Green’s Dictionary of Slang

bum kicks n.

also bumkick
[bum adj. + kicks n.1 ]

(US) an unpleasant experience.

[US]W. Burroughs letter 15 May in Harris (1993) 124: Pressure from the States, the source of bum kicks.
[US]E. Gilbert Vice Trap 19: Sometimes, coming off a bum kick, I would get in her [i.e. a car] and fire hell out of her.
[US]W. Burroughs Naked Lunch (1968) 279: I once gave marijuana to a guest who was mildly anxious about something (‘On bum kicks’ as he put it).
John Horton ‘Time and cool people’ in Trans-action 10/1: A regular on the set will readily admit being crippled by a lack of formal education.

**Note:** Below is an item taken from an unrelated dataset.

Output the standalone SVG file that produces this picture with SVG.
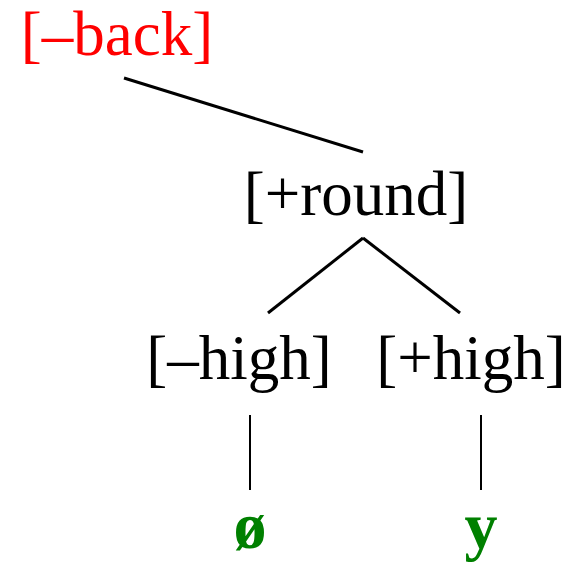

Yet school was a ‘bum kick’.
[US]Cressey & Ward Delinquency, Crime, and Social Process 824: When a dope fiend is ‘on the nod’ he does not want to be around erratic or excited people who put him on a ‘bum kick’.
[US]R.R. Lingeman Drugs from A to Z (1970) 52: bum kicks [...] Troubled, worried, depressed.
(con. 1968) R. Kruse Sam the Sham 🌐 A 1968 interview in Jazz & Pop showed a Samudio sick and tired of the ‘scum percent of people who make the business a bumkick.’.